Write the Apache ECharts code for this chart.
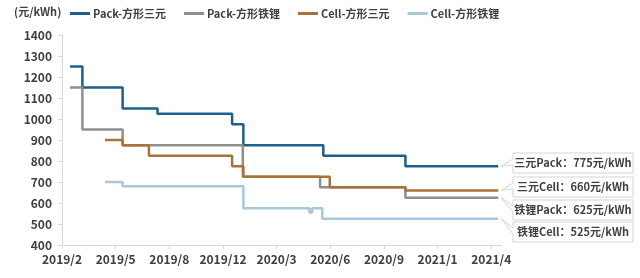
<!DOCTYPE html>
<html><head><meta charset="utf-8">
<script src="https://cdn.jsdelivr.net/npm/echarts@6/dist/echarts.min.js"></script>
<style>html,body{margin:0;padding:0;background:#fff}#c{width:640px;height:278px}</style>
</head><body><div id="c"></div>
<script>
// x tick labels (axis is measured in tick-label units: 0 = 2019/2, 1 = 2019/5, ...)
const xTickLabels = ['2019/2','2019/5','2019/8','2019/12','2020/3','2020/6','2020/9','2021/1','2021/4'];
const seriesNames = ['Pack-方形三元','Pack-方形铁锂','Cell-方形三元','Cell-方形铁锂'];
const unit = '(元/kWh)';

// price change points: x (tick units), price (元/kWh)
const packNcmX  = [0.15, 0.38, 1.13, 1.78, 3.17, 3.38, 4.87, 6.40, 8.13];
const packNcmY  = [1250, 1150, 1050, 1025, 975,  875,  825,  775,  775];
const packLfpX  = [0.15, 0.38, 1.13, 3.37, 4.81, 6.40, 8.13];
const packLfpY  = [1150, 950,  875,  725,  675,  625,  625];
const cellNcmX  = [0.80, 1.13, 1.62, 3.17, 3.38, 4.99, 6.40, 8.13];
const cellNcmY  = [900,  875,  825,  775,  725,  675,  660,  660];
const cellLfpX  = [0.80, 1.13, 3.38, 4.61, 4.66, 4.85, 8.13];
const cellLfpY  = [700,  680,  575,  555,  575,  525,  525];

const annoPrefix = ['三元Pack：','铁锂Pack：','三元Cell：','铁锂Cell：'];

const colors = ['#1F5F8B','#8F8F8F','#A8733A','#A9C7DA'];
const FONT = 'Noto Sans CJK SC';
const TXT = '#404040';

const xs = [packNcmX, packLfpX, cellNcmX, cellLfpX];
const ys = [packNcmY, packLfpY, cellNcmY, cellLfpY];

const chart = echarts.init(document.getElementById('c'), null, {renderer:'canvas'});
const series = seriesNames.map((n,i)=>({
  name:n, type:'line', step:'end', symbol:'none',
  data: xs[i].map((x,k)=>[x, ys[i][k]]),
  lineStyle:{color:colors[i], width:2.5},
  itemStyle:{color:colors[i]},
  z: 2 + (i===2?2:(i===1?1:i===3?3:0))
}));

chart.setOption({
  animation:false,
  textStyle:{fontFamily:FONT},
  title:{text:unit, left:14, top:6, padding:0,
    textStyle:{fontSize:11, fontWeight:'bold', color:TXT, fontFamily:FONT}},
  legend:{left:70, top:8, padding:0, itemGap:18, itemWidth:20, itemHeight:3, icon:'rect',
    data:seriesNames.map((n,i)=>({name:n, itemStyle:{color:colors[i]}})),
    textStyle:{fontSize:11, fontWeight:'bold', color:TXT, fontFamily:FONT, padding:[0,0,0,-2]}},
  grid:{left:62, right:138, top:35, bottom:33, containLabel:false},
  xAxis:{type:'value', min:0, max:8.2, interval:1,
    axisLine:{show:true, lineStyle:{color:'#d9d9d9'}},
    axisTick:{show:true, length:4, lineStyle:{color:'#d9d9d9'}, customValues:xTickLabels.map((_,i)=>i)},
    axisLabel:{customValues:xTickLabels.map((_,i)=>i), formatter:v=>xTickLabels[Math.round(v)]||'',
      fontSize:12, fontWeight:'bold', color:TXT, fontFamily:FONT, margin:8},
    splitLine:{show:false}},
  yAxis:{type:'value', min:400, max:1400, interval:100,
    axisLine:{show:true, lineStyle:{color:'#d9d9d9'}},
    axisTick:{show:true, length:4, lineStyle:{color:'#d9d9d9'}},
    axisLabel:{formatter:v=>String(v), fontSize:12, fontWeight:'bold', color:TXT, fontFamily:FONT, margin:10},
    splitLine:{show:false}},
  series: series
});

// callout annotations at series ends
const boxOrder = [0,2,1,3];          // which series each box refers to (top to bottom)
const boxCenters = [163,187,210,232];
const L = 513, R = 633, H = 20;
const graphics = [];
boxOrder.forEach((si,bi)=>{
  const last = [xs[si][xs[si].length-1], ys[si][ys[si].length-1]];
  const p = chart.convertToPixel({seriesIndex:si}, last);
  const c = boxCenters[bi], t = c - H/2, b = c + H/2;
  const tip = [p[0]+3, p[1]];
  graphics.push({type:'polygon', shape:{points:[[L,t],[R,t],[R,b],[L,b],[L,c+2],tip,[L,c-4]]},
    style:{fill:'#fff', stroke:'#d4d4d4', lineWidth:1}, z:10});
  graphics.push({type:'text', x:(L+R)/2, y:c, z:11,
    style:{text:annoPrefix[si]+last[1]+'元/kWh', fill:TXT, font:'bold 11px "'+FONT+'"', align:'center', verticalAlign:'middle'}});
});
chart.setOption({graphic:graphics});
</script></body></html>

::::::::

> TASK TO CARRY OUT
Quote every line word for word and keep the images out of the copy.

> EXERCISE ANSWER
Write the Apache ECharts code for this chart.
<!DOCTYPE html>
<html><head><meta charset="utf-8">
<script src="https://cdn.jsdelivr.net/npm/echarts@6/dist/echarts.min.js"></script>
<style>html,body{margin:0;padding:0;background:#fff}#c{width:640px;height:278px}</style>
</head><body><div id="c"></div>
<script>
// x tick labels (axis is measured in tick-label units: 0 = 2019/2, 1 = 2019/5, ...)
const xTickLabels = ['2019/2','2019/5','2019/8','2019/12','2020/3','2020/6','2020/9','2021/1','2021/4'];
const seriesNames = ['Pack-方形三元','Pack-方形铁锂','Cell-方形三元','Cell-方形铁锂'];
const unit = '(元/kWh)';

// price change points: x (tick units), price (元/kWh)
const packNcmX  = [0.15, 0.38, 1.13, 1.78, 3.17, 3.38, 4.87, 6.40, 8.13];
const packNcmY  = [1250, 1150, 1050, 1025, 975,  875,  825,  775,  775];
const packLfpX  = [0.15, 0.38, 1.13, 3.37, 4.81, 6.40, 8.13];
const packLfpY  = [1150, 950,  875,  725,  675,  625,  625];
const cellNcmX  = [0.80, 1.13, 1.62, 3.17, 3.38, 4.99, 6.40, 8.13];
const cellNcmY  = [900,  875,  825,  775,  725,  675,  660,  660];
const cellLfpX  = [0.80, 1.13, 3.38, 4.61, 4.66, 4.85, 8.13];
const cellLfpY  = [700,  680,  575,  555,  575,  525,  525];

const annoPrefix = ['三元Pack：','铁锂Pack：','三元Cell：','铁锂Cell：'];

const colors = ['#1F5F8B','#8F8F8F','#A8733A','#A9C7DA'];
const FONT = 'Noto Sans CJK SC';
const TXT = '#404040';

const xs = [packNcmX, packLfpX, cellNcmX, cellLfpX];
const ys = [packNcmY, packLfpY, cellNcmY, cellLfpY];

const chart = echarts.init(document.getElementById('c'), null, {renderer:'canvas'});
const series = seriesNames.map((n,i)=>({
  name:n, type:'line', step:'end', symbol:'none',
  data: xs[i].map((x,k)=>[x, ys[i][k]]),
  lineStyle:{color:colors[i], width:2.5},
  itemStyle:{color:colors[i]},
  z: 2 + (i===2?2:(i===1?1:i===3?3:0))
}));

chart.setOption({
  animation:false,
  textStyle:{fontFamily:FONT},
  title:{text:unit, left:14, top:6, padding:0,
    textStyle:{fontSize:11, fontWeight:'bold', color:TXT, fontFamily:FONT}},
  legend:{left:70, top:8, padding:0, itemGap:18, itemWidth:20, itemHeight:3, icon:'rect',
    data:seriesNames.map((n,i)=>({name:n, itemStyle:{color:colors[i]}})),
    textStyle:{fontSize:11, fontWeight:'bold', color:TXT, fontFamily:FONT, padding:[0,0,0,-2]}},
  grid:{left:62, right:138, top:35, bottom:33, containLabel:false},
  xAxis:{type:'value', min:0, max:8.2, interval:1,
    axisLine:{show:true, lineStyle:{color:'#d9d9d9'}},
    axisTick:{show:true, length:4, lineStyle:{color:'#d9d9d9'}, customValues:xTickLabels.map((_,i)=>i)},
    axisLabel:{customValues:xTickLabels.map((_,i)=>i), formatter:v=>xTickLabels[Math.round(v)]||'',
      fontSize:12, fontWeight:'bold', color:TXT, fontFamily:FONT, margin:8},
    splitLine:{show:false}},
  yAxis:{type:'value', min:400, max:1400, interval:100,
    axisLine:{show:true, lineStyle:{color:'#d9d9d9'}},
    axisTick:{show:true, length:4, lineStyle:{color:'#d9d9d9'}},
    axisLabel:{formatter:v=>String(v), fontSize:12, fontWeight:'bold', color:TXT, fontFamily:FONT, margin:10},
    splitLine:{show:false}},
  series: series
});

// callout annotations at series ends
const boxOrder = [0,2,1,3];          // which series each box refers to (top to bottom)
const boxCenters = [163,187,210,232];
const L = 513, R = 633, H = 20;
const graphics = [];
boxOrder.forEach((si,bi)=>{
  const last = [xs[si][xs[si].length-1], ys[si][ys[si].length-1]];
  const p = chart.convertToPixel({seriesIndex:si}, last);
  const c = boxCenters[bi], t = c - H/2, b = c + H/2;
  const tip = [p[0]+3, p[1]];
  graphics.push({type:'polygon', shape:{points:[[L,t],[R,t],[R,b],[L,b],[L,c+2],tip,[L,c-4]]},
    style:{fill:'#fff', stroke:'#d4d4d4', lineWidth:1}, z:10});
  graphics.push({type:'text', x:(L+R)/2, y:c, z:11,
    style:{text:annoPrefix[si]+last[1]+'元/kWh', fill:TXT, font:'bold 11px "'+FONT+'"', align:'center', verticalAlign:'middle'}});
});
chart.setOption({graphic:graphics});
</script></body></html>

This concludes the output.